Information supplied >>

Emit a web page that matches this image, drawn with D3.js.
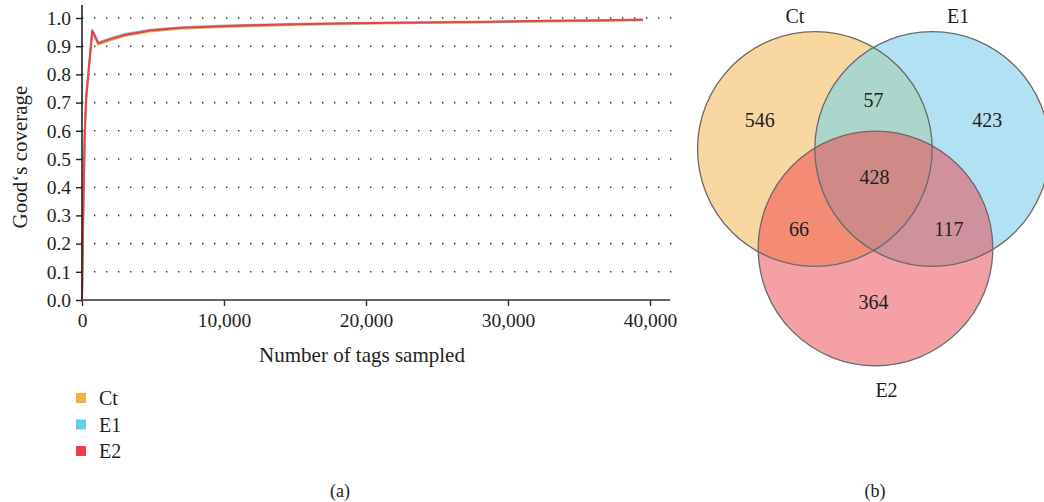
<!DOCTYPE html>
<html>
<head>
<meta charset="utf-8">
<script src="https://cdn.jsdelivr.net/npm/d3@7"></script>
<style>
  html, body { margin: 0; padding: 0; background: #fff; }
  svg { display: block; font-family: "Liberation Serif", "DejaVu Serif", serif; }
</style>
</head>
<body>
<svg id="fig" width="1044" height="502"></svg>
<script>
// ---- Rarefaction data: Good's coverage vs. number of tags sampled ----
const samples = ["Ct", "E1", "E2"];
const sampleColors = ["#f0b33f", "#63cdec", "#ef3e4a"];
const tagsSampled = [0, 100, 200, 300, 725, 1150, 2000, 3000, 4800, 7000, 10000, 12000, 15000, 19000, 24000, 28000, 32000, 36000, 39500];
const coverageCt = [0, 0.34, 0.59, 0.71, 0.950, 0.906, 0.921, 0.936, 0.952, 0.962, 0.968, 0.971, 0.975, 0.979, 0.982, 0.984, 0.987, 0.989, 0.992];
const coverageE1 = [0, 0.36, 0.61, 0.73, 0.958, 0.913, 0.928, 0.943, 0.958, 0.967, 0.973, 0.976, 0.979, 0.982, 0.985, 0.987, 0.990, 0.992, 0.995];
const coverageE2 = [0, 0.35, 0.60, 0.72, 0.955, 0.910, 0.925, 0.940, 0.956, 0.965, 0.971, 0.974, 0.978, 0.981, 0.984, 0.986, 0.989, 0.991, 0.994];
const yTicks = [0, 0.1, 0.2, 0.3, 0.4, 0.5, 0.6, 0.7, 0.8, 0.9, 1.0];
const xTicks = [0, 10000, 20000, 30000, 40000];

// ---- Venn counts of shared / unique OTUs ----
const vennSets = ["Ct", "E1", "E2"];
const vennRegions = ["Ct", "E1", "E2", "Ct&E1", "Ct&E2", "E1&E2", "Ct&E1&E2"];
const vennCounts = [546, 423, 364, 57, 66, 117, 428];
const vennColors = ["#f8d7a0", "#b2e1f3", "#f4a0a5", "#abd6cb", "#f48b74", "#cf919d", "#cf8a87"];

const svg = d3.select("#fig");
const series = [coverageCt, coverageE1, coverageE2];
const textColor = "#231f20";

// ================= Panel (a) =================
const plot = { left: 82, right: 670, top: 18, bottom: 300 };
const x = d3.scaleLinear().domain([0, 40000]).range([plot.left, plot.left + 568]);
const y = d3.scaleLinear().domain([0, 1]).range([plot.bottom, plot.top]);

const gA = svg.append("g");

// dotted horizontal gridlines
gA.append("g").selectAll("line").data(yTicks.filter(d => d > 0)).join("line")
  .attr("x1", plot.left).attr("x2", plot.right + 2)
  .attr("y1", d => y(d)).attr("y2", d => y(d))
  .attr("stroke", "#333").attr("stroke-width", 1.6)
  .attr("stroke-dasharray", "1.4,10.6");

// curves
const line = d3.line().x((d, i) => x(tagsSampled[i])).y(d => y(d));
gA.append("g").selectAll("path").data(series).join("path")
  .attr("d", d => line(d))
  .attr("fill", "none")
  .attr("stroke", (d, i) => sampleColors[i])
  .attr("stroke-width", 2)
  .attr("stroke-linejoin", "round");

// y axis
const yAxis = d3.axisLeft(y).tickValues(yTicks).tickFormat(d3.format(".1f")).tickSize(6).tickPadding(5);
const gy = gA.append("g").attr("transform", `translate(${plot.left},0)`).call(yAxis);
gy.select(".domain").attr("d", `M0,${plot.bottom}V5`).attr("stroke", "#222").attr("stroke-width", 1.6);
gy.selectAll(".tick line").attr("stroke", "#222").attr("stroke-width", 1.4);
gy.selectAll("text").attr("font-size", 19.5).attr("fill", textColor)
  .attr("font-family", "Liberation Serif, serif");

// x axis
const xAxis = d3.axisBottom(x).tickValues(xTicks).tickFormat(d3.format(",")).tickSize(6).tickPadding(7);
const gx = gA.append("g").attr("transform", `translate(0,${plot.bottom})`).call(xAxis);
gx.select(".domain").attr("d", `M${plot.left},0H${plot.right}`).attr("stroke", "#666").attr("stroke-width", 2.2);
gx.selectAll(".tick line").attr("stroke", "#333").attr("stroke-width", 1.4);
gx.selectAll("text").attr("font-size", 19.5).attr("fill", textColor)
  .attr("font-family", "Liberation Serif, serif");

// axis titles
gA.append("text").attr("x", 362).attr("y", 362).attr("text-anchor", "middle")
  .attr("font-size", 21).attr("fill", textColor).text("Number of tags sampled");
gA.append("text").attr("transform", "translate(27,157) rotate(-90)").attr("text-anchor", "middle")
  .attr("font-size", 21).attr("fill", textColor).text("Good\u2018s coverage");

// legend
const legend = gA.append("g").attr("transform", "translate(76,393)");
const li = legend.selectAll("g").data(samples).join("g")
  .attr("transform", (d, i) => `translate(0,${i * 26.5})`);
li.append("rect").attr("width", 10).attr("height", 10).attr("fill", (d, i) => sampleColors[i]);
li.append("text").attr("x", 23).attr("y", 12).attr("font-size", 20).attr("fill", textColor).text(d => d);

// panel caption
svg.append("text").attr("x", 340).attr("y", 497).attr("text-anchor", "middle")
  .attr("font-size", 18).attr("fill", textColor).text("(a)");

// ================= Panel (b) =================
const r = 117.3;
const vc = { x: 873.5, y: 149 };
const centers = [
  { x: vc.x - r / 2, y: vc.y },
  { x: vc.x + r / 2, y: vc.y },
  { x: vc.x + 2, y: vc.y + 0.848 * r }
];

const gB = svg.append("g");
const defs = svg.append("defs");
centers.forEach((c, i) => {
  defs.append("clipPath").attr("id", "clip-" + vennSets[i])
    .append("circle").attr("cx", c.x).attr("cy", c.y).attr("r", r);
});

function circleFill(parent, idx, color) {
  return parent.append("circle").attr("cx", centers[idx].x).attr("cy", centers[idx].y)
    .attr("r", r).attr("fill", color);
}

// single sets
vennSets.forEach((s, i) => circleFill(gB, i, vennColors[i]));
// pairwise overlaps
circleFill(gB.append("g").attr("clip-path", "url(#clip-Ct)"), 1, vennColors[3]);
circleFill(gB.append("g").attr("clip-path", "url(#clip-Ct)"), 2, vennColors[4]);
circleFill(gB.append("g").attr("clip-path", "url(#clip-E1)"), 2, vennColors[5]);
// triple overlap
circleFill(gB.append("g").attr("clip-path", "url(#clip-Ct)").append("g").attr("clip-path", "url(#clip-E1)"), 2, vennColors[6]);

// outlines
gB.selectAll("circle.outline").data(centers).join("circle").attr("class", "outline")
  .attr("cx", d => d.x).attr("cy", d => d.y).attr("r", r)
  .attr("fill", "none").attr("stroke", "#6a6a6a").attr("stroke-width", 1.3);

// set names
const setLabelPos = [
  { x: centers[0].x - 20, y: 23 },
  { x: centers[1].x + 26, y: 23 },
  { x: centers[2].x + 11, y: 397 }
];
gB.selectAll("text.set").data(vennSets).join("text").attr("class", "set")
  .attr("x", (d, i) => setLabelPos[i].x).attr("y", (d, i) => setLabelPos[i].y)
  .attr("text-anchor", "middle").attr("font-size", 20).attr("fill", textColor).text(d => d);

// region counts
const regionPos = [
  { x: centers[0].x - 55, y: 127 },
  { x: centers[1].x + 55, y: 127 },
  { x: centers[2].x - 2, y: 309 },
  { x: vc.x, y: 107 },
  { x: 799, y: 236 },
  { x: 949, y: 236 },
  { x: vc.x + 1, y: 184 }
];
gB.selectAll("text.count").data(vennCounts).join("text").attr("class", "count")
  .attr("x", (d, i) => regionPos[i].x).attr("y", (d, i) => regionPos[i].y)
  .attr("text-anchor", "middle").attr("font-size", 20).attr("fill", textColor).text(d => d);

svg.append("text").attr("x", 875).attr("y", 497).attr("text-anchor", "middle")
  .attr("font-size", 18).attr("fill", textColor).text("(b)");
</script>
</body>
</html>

Problem requirements >> The lines from the top of the data above through the one holding "const xTicks = [0, 10000, 20000, 30000, 40000];" are to be repeated exactly, and only those, with no pictures.

Exercise solution >>
Emit a web page that matches this image, drawn with D3.js.
<!DOCTYPE html>
<html>
<head>
<meta charset="utf-8">
<script src="https://cdn.jsdelivr.net/npm/d3@7"></script>
<style>
  html, body { margin: 0; padding: 0; background: #fff; }
  svg { display: block; font-family: "Liberation Serif", "DejaVu Serif", serif; }
</style>
</head>
<body>
<svg id="fig" width="1044" height="502"></svg>
<script>
// ---- Rarefaction data: Good's coverage vs. number of tags sampled ----
const samples = ["Ct", "E1", "E2"];
const sampleColors = ["#f0b33f", "#63cdec", "#ef3e4a"];
const tagsSampled = [0, 100, 200, 300, 725, 1150, 2000, 3000, 4800, 7000, 10000, 12000, 15000, 19000, 24000, 28000, 32000, 36000, 39500];
const coverageCt = [0, 0.34, 0.59, 0.71, 0.950, 0.906, 0.921, 0.936, 0.952, 0.962, 0.968, 0.971, 0.975, 0.979, 0.982, 0.984, 0.987, 0.989, 0.992];
const coverageE1 = [0, 0.36, 0.61, 0.73, 0.958, 0.913, 0.928, 0.943, 0.958, 0.967, 0.973, 0.976, 0.979, 0.982, 0.985, 0.987, 0.990, 0.992, 0.995];
const coverageE2 = [0, 0.35, 0.60, 0.72, 0.955, 0.910, 0.925, 0.940, 0.956, 0.965, 0.971, 0.974, 0.978, 0.981, 0.984, 0.986, 0.989, 0.991, 0.994];
const yTicks = [0, 0.1, 0.2, 0.3, 0.4, 0.5, 0.6, 0.7, 0.8, 0.9, 1.0];
const xTicks = [0, 10000, 20000, 30000, 40000];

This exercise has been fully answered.